____ Materials provided
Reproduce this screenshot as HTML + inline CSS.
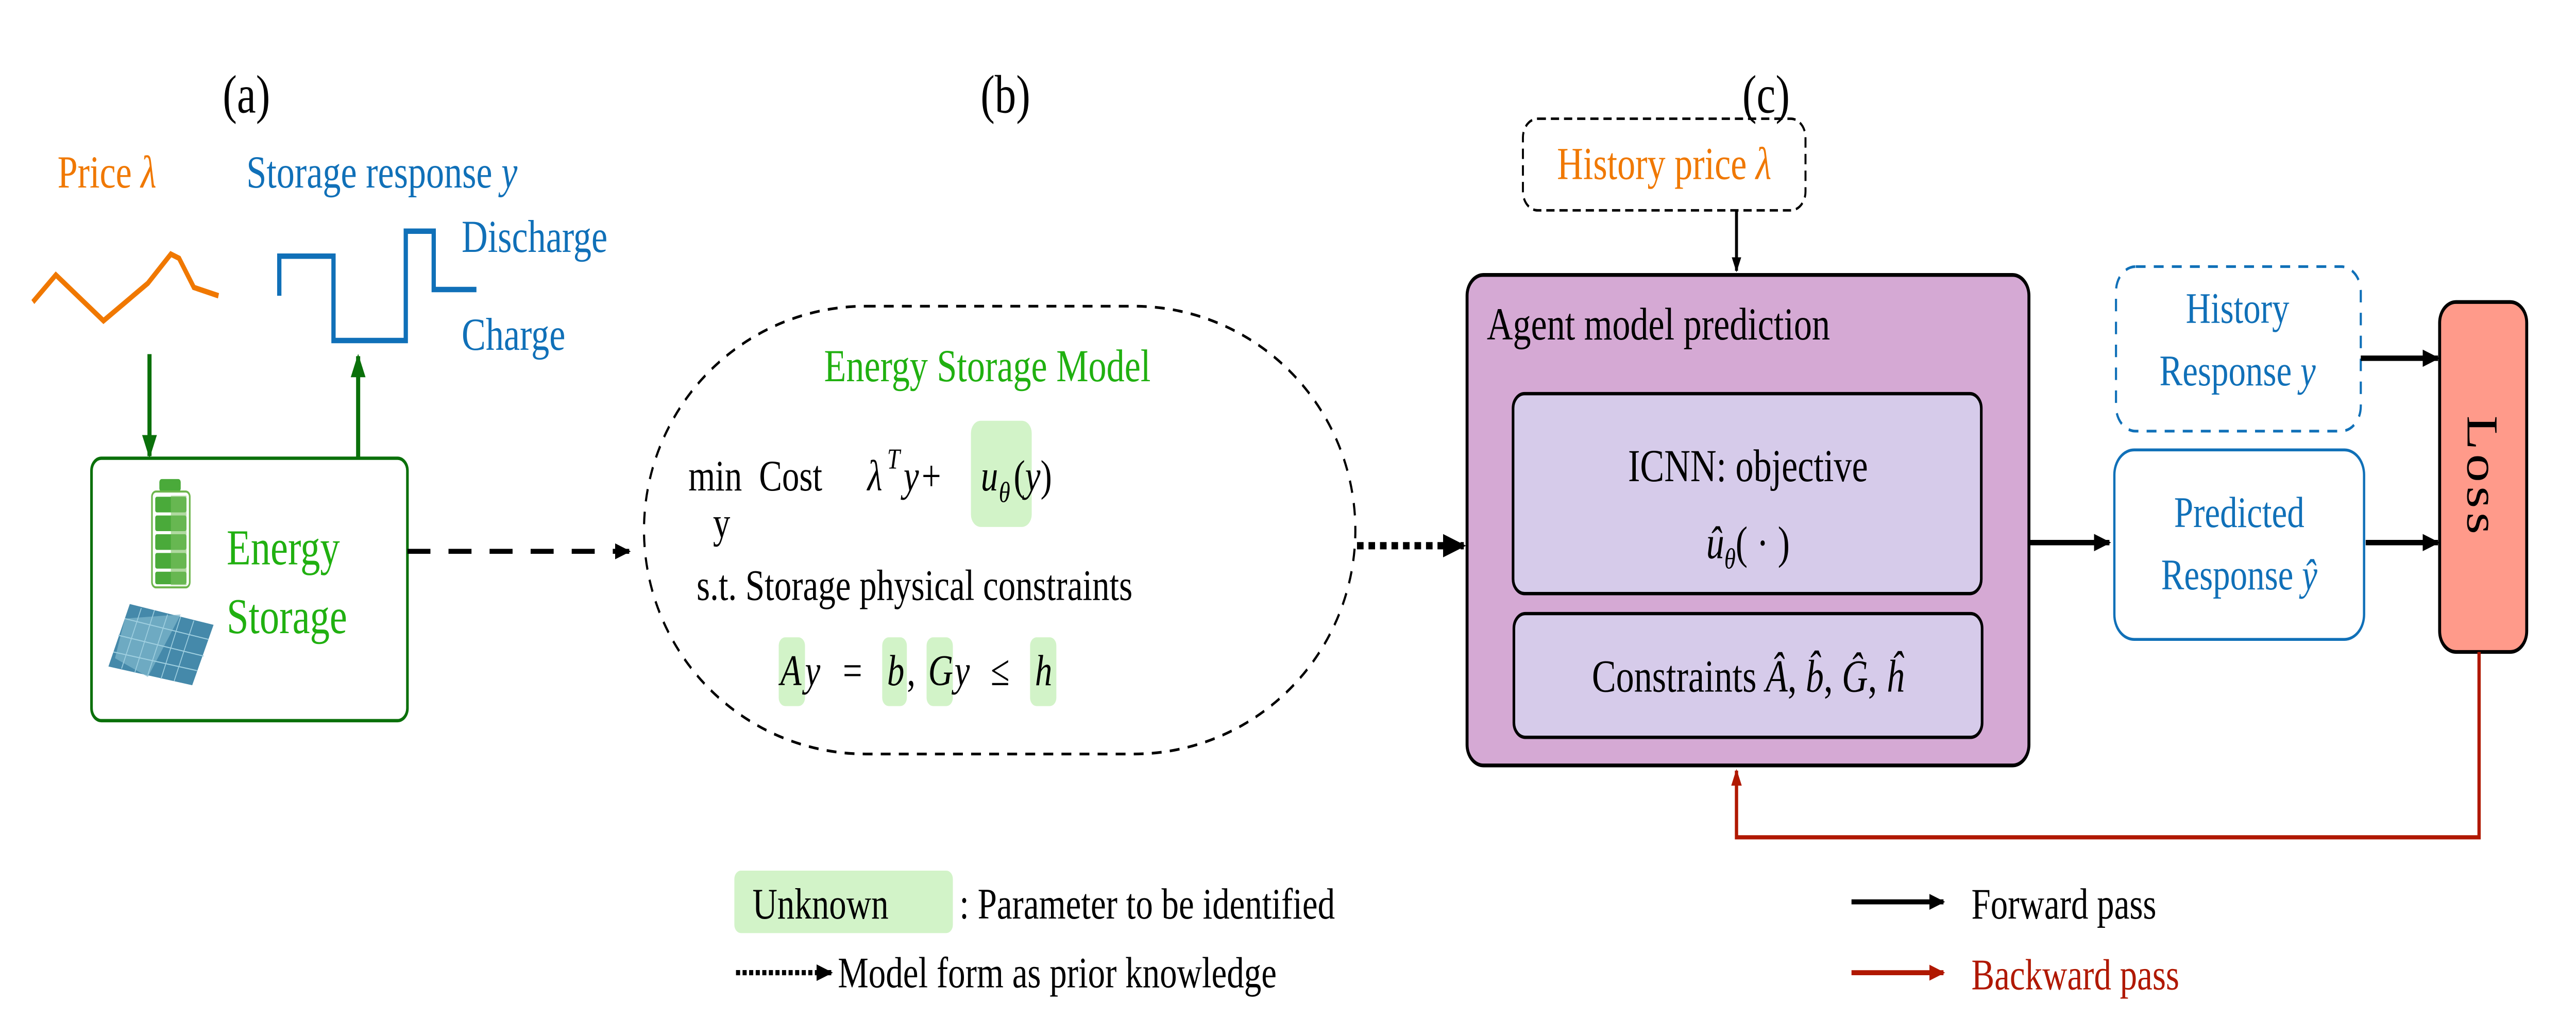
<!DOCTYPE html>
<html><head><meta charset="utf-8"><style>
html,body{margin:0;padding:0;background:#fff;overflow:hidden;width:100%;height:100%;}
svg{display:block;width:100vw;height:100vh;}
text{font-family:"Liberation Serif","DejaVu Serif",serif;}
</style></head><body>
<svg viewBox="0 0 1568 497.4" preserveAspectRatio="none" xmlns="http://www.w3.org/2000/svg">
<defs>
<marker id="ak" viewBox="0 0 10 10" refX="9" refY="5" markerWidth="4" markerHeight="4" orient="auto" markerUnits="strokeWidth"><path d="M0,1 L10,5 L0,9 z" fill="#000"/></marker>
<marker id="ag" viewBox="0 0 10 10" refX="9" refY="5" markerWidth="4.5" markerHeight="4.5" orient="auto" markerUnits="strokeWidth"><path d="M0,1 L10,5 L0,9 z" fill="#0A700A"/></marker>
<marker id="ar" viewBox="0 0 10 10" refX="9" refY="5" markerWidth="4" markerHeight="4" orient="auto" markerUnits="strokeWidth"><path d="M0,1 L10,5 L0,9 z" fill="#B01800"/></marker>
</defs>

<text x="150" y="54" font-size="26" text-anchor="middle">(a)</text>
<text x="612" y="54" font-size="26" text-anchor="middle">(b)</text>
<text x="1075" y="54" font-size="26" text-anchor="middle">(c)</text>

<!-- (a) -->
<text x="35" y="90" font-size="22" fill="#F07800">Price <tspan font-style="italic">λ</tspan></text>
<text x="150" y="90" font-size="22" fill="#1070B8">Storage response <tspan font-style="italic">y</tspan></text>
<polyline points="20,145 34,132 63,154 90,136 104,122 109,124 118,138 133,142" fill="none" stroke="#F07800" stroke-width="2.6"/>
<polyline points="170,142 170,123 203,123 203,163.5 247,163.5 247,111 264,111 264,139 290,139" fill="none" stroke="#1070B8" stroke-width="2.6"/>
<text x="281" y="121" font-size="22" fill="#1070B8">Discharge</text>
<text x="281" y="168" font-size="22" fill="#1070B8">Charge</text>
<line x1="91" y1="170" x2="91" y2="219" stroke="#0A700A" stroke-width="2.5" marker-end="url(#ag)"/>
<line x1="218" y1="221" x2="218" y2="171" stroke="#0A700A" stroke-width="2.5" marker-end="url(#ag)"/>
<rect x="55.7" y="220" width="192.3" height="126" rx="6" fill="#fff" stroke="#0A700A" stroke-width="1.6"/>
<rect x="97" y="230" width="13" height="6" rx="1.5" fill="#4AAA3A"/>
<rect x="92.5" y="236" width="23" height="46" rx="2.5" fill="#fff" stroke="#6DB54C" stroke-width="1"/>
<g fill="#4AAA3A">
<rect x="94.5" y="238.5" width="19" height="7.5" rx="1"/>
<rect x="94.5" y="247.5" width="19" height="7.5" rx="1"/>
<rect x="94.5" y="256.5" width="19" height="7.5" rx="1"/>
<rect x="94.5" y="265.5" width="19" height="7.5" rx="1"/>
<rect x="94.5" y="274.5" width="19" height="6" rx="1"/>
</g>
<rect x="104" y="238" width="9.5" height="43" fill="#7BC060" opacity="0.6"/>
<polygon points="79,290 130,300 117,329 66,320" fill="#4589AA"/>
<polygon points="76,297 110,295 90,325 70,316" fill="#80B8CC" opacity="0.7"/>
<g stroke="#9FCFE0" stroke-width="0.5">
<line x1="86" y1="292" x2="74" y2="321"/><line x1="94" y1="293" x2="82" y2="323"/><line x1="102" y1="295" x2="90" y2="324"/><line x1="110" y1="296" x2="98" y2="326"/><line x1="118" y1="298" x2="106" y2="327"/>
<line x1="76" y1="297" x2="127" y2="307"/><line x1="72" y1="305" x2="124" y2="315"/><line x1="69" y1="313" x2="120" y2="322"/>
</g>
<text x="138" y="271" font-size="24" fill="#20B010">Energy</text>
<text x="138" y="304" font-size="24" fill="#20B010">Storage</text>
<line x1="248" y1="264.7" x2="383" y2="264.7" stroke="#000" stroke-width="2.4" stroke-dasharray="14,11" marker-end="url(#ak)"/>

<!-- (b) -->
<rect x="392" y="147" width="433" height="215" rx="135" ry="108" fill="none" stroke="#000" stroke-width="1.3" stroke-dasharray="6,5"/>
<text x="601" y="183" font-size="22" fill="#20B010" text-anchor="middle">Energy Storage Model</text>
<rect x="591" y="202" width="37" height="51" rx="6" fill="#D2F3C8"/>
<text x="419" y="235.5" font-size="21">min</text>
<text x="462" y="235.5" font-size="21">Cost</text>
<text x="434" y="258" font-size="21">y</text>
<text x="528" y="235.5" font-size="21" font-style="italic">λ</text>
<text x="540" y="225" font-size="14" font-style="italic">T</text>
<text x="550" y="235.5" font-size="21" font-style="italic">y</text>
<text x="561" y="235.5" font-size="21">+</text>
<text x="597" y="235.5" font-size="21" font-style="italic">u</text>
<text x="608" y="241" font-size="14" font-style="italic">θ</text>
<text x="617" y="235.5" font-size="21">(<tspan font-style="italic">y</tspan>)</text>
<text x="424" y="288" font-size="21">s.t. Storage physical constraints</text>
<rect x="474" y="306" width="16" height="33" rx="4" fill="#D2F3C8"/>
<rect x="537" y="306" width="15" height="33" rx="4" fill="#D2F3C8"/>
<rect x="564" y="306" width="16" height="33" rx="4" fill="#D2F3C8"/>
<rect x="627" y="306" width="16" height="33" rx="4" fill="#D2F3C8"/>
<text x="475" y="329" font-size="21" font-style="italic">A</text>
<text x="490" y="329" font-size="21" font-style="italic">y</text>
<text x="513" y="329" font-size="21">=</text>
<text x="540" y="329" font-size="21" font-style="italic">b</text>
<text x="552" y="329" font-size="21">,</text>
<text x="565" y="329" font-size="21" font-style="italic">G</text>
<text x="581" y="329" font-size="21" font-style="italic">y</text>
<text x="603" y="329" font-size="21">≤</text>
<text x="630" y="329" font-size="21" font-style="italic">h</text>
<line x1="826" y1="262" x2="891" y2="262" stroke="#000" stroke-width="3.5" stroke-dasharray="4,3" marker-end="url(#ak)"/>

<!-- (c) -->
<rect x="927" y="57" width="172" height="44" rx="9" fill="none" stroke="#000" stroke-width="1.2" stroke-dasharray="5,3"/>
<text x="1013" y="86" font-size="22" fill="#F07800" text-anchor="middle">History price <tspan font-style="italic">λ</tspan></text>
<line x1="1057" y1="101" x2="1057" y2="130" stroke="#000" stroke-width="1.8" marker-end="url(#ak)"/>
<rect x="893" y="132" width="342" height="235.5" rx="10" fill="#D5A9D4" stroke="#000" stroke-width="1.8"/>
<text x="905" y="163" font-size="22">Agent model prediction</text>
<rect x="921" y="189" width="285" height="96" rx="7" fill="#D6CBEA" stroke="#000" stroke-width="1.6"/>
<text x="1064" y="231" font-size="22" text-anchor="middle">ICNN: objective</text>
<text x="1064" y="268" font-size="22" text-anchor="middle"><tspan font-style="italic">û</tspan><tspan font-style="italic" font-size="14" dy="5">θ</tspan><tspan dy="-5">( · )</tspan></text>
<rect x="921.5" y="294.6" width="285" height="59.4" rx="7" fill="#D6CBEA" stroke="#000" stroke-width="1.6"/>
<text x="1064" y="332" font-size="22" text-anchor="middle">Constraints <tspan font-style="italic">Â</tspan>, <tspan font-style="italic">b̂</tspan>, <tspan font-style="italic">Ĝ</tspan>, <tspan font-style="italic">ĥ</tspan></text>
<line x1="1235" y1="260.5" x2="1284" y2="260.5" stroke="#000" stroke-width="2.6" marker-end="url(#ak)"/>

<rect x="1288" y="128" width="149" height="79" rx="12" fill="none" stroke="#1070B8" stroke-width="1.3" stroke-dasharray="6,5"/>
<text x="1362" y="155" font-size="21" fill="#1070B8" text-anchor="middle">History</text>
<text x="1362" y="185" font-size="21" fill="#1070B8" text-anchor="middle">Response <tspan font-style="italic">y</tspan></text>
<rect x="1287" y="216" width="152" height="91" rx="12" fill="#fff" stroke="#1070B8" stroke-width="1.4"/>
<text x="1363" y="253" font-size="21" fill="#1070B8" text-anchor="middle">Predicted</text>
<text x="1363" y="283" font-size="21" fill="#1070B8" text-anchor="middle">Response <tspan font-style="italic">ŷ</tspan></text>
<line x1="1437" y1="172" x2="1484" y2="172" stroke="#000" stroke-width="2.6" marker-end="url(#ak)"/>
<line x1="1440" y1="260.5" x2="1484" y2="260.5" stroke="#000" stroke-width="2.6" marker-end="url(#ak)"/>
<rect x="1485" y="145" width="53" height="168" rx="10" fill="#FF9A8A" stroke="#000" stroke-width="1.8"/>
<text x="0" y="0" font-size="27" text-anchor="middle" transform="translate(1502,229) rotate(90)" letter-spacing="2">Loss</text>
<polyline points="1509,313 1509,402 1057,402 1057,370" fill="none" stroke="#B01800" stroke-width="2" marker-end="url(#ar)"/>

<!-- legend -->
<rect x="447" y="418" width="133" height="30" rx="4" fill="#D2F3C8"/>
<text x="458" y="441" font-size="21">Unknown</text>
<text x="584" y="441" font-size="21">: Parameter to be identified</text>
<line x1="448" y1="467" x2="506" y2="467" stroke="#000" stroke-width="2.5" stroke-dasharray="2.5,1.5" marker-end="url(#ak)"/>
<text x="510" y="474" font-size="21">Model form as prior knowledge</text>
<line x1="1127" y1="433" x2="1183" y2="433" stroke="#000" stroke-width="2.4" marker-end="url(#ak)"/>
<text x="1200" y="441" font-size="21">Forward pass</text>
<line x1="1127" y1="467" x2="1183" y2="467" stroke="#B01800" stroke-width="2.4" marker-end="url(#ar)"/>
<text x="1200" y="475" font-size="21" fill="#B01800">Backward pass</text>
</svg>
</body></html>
________
____ Materials provided
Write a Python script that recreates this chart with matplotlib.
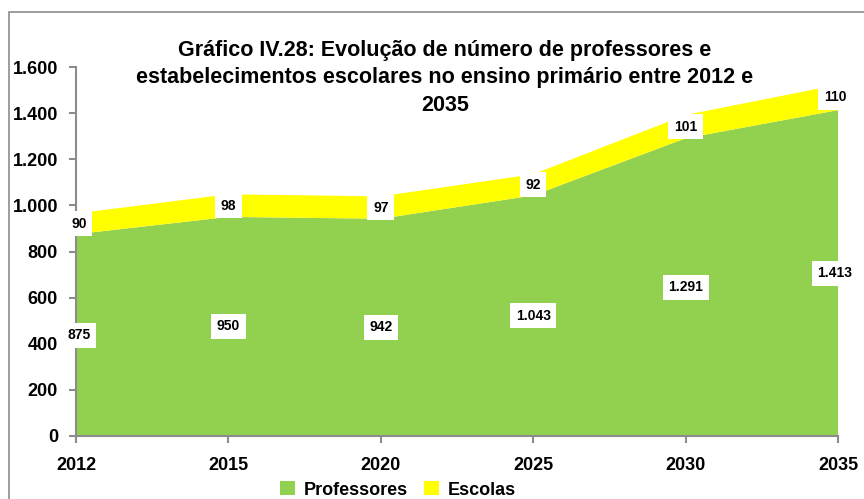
________
Count the lines in the entries that hold the word "this", and give nothing but the total.

Output —
2